_SUPPLIED INFORMATION_.
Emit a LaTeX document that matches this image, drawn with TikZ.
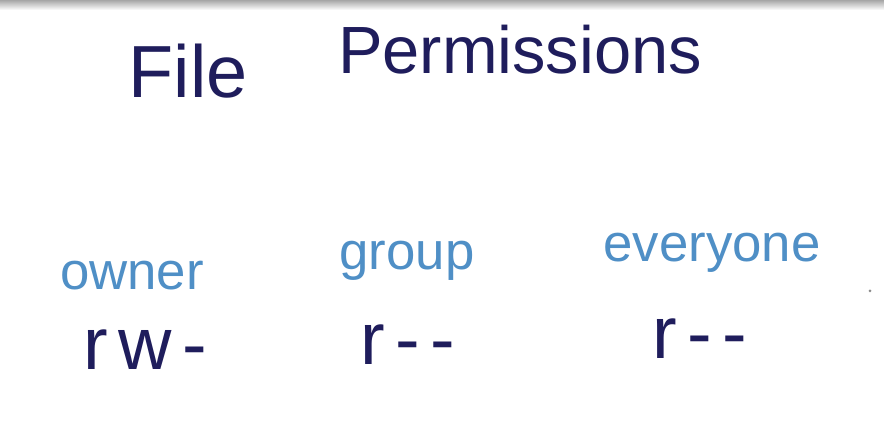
\documentclass[tikz,border=0pt]{standalone}
\usepackage{fontspec}
\setmainfont{Liberation Sans}
\definecolor{inkdark}{HTML}{1F1D5C}
\definecolor{inkblue}{HTML}{4F8FC6}
\newcommand{\titlesize}{\fontsize{19}{22}\selectfont}
\newcommand{\labelsize}{\fontsize{15}{18}\selectfont}
\newcommand{\bitsize}{\fontsize{21}{25}\selectfont}
\newcommand{\gap}{\kern3pt}

\begin{document}
\begin{tikzpicture}[x=0.01cm, y=-0.01cm,
    heading/.style={anchor=base, text=inkdark, font=\titlesize, inner sep=0pt},
    who/.style={anchor=base, text=inkblue, font=\labelsize, inner sep=0pt},
    bits/.style={anchor=base, text=inkdark, font=\bitsize, inner sep=0pt}]

        % Canvas and top shadow
        \fill[white] (0, 0) rectangle (884, 440);
        \shade[top color=black!35, bottom color=white] (0, 0) rectangle (884, 10);
        \useasboundingbox (0, 0) rectangle (884, 440);

        % --- Title ---
        \node[heading, font=\fontsize{21}{24}\selectfont] (file) at (188, 98) {File};
        \node[heading] (perm) at (520, 74) {Permissions};

        % --- Classes of users ---
        \node[who] (owner) at (132, 290) {owner};
        \node[who] (group) at (407, 270) {group};
        \node[who] (everyone) at (712, 262) {everyone};

        % --- Permission bits ---
        \node[bits] (ownerbits) at (145, 370) {r\gap w\gap -};
        \node[bits] (groupbits) at (408, 365) {r\gap -\gap -};
        \node[bits] (everyonebits) at (700, 359) {r\gap -\gap -};

        % stray mark on the board
        \fill[black!45] (870, 291) circle (1.5);

    \end{tikzpicture}
\end{document}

_WRITTEN PROBLEM_.
Reproduce exactly the run of lines that opens the listing and closes with the line holding "text=inkdark, font=\bitsize, inner". Pictures are excluded.

_ANSWER TO THIS EXERCISE_.
Emit a LaTeX document that matches this image, drawn with TikZ.
\documentclass[tikz,border=0pt]{standalone}
\usepackage{fontspec}
\setmainfont{Liberation Sans}
\definecolor{inkdark}{HTML}{1F1D5C}
\definecolor{inkblue}{HTML}{4F8FC6}
\newcommand{\titlesize}{\fontsize{19}{22}\selectfont}
\newcommand{\labelsize}{\fontsize{15}{18}\selectfont}
\newcommand{\bitsize}{\fontsize{21}{25}\selectfont}
\newcommand{\gap}{\kern3pt}

\begin{document}
\begin{tikzpicture}[x=0.01cm, y=-0.01cm,
    heading/.style={anchor=base, text=inkdark, font=\titlesize, inner sep=0pt},
    who/.style={anchor=base, text=inkblue, font=\labelsize, inner sep=0pt},
    bits/.style={anchor=base, text=inkdark, font=\bitsize, inner sep=0pt}]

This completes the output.